Entries with chart source code:

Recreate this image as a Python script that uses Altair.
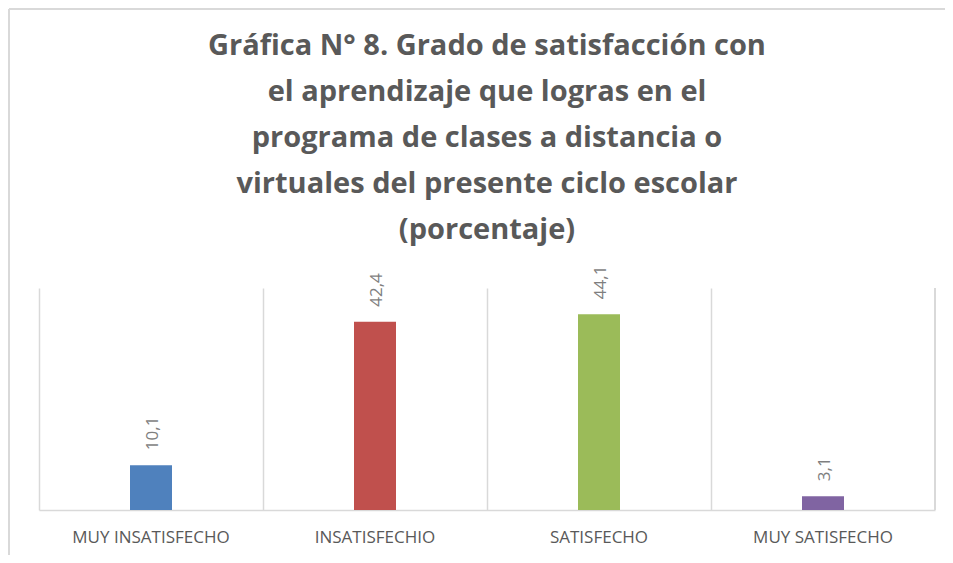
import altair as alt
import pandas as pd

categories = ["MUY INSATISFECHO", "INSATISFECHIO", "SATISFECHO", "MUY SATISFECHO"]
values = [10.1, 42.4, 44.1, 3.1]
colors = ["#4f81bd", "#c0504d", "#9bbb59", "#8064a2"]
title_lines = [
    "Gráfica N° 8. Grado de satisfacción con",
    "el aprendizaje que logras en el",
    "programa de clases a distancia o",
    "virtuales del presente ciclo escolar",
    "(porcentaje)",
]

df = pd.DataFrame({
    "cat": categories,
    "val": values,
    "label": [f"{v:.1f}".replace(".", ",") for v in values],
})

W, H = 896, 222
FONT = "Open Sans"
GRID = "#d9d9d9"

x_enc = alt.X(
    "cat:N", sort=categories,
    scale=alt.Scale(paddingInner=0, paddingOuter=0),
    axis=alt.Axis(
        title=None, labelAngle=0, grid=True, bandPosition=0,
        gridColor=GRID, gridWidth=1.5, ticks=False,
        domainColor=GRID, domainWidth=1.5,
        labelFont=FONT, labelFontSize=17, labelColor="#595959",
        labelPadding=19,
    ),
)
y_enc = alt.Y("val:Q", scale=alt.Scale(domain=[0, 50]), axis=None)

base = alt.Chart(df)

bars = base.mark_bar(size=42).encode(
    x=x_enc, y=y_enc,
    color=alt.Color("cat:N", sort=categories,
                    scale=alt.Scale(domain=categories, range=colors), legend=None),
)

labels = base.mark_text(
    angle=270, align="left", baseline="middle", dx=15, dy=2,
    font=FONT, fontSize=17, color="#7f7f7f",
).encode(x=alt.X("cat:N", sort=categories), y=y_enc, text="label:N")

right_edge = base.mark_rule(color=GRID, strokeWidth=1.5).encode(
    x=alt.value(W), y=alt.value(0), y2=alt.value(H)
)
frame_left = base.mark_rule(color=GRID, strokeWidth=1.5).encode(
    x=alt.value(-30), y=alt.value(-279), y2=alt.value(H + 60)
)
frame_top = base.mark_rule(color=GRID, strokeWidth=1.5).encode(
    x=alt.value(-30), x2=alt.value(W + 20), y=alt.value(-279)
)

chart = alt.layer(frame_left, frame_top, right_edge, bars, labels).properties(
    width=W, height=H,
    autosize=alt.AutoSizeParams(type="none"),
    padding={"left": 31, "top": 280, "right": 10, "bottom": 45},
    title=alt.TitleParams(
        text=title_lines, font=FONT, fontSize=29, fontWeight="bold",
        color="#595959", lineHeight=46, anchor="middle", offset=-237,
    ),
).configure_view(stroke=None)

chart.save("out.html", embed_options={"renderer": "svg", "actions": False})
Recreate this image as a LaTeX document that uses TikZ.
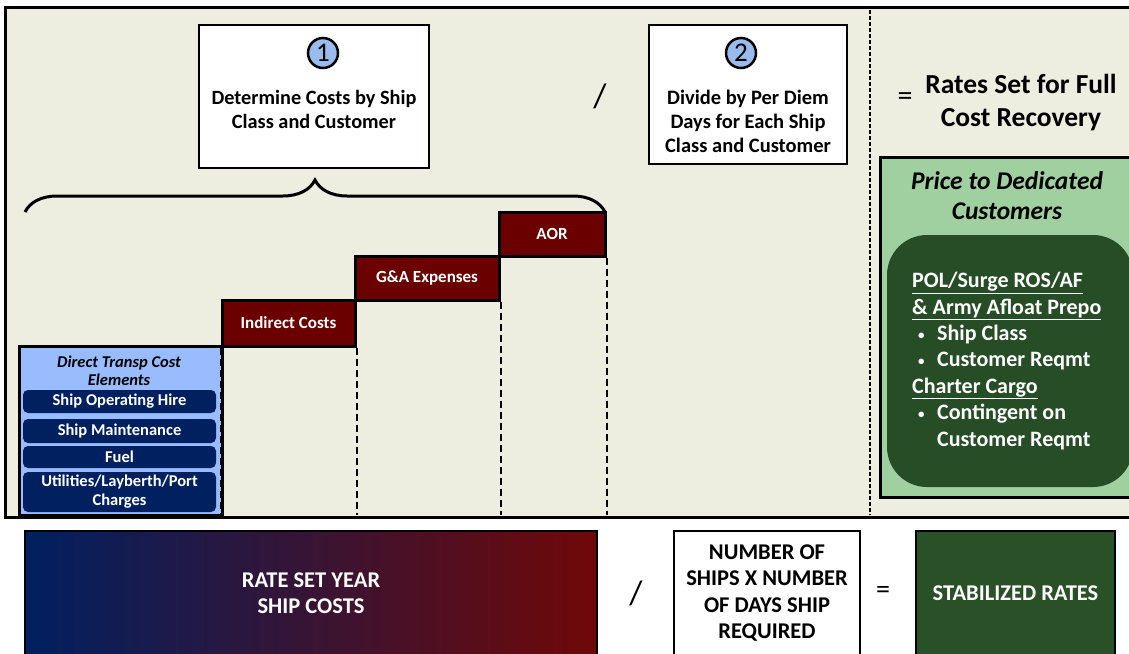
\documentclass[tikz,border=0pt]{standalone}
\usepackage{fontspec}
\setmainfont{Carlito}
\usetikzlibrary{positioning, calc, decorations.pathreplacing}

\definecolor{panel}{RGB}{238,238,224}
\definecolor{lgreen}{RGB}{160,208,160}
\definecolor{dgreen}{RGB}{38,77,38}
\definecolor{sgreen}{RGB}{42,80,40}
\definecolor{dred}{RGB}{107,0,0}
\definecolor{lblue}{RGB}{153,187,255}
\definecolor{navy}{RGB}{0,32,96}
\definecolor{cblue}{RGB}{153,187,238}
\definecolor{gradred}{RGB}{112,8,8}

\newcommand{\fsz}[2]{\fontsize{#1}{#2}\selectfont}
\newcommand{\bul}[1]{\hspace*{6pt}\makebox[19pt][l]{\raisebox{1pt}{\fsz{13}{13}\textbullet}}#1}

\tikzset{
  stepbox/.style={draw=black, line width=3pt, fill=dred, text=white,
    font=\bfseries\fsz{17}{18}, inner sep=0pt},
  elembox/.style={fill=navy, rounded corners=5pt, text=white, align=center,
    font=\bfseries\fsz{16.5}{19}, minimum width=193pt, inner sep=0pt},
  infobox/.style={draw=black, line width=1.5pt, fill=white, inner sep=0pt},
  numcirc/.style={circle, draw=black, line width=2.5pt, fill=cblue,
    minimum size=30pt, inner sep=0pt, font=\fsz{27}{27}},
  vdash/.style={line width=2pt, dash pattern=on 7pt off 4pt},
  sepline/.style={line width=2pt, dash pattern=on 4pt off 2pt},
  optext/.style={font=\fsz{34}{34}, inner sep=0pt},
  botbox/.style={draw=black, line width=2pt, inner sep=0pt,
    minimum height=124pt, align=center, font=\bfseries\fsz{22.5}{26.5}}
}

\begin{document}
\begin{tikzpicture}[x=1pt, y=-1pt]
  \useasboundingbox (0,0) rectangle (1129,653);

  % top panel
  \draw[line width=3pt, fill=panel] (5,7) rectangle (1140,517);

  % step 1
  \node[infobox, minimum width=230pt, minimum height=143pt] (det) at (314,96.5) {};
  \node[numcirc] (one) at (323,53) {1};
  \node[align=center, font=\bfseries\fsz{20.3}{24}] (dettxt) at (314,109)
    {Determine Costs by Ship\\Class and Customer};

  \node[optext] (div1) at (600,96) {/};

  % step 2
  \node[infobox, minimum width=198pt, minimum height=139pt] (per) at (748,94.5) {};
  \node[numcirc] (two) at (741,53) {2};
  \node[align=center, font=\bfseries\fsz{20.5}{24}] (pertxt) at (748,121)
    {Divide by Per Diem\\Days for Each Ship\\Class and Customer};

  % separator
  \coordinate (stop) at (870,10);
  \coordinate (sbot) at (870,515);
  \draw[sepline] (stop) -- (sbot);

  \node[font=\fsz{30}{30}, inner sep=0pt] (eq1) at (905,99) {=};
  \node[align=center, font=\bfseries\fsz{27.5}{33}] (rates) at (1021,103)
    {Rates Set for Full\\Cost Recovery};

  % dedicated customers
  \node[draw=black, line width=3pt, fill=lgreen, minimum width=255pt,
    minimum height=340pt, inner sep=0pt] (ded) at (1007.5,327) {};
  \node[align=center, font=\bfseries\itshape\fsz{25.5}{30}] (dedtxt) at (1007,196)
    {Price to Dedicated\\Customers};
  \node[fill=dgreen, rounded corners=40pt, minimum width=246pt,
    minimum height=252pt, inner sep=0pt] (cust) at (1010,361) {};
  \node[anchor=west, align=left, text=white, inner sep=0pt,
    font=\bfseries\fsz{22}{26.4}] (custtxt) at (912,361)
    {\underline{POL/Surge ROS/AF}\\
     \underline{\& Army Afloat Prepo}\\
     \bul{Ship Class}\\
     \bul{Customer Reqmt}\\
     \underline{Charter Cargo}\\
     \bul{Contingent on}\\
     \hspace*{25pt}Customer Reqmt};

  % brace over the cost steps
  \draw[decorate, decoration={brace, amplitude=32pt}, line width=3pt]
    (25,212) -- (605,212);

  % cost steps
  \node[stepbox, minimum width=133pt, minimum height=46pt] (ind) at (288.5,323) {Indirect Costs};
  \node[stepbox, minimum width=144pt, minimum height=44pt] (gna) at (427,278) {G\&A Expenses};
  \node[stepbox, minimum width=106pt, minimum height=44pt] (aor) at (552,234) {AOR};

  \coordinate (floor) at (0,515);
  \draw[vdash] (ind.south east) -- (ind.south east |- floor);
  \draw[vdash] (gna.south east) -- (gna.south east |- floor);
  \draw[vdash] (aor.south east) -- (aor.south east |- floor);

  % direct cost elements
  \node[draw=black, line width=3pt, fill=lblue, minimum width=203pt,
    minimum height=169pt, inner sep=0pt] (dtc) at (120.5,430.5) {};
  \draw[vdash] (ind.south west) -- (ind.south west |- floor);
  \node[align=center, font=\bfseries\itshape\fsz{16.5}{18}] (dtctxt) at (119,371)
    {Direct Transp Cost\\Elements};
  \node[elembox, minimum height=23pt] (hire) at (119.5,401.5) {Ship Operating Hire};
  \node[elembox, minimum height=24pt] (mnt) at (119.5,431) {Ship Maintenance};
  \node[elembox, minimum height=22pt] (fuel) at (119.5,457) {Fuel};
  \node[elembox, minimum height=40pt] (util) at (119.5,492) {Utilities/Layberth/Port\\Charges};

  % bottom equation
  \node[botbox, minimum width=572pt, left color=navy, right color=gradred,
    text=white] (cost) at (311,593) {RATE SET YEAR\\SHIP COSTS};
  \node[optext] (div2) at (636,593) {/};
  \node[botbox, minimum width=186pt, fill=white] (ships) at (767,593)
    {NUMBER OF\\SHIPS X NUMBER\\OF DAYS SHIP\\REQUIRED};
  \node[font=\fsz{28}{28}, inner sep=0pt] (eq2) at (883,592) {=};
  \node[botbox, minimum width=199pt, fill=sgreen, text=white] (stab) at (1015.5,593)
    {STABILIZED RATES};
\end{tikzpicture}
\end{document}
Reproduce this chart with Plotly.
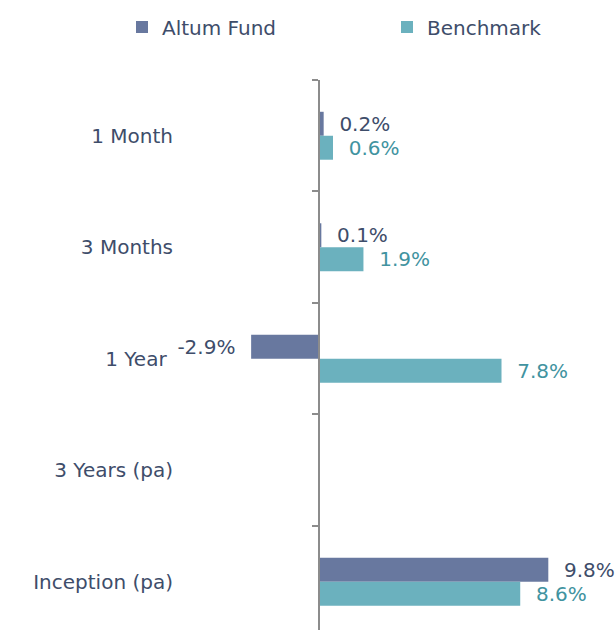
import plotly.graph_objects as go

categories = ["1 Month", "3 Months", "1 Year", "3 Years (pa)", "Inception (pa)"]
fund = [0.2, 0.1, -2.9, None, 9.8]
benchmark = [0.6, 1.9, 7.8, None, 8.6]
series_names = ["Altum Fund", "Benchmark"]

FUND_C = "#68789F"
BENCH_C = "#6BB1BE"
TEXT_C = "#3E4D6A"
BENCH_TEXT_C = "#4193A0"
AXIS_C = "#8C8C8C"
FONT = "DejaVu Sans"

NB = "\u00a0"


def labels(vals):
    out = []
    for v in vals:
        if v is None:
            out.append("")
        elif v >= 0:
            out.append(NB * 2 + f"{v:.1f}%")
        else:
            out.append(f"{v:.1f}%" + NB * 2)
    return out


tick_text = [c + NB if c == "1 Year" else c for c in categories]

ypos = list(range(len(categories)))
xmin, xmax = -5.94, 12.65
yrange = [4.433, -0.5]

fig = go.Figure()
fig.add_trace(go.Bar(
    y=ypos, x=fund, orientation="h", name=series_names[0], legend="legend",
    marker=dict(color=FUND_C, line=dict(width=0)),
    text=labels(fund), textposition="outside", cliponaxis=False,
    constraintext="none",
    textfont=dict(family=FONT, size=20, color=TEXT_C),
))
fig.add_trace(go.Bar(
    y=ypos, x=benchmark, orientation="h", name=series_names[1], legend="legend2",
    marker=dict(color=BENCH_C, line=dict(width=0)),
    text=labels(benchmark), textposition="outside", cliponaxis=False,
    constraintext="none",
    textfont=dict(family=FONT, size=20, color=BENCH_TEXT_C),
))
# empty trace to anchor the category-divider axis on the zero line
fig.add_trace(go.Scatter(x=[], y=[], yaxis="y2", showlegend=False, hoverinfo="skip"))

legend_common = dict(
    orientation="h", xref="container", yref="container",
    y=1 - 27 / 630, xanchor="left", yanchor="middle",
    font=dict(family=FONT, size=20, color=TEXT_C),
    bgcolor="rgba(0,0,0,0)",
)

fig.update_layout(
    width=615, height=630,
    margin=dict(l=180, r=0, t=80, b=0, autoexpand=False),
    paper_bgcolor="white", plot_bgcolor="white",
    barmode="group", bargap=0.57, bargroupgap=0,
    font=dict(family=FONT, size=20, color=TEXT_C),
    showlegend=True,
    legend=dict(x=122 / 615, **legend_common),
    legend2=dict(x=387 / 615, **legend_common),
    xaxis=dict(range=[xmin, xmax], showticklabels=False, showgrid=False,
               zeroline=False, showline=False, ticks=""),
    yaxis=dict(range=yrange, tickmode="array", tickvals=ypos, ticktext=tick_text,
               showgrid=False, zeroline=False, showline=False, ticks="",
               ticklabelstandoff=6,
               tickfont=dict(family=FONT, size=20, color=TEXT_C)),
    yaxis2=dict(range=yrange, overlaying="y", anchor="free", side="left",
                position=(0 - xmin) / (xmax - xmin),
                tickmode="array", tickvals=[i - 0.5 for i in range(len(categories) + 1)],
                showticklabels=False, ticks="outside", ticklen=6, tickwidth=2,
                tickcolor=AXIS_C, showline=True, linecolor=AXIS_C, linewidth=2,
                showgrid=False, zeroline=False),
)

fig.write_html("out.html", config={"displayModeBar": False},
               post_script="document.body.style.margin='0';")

■ Task details
Only the lines from the start of the records through the line containing "import pandas as pd" should be repeated, word for word, with the pictures left out.

■ Solution for this problem
Recreate this image as a Python script that uses Altair.
import altair as alt
import pandas as pd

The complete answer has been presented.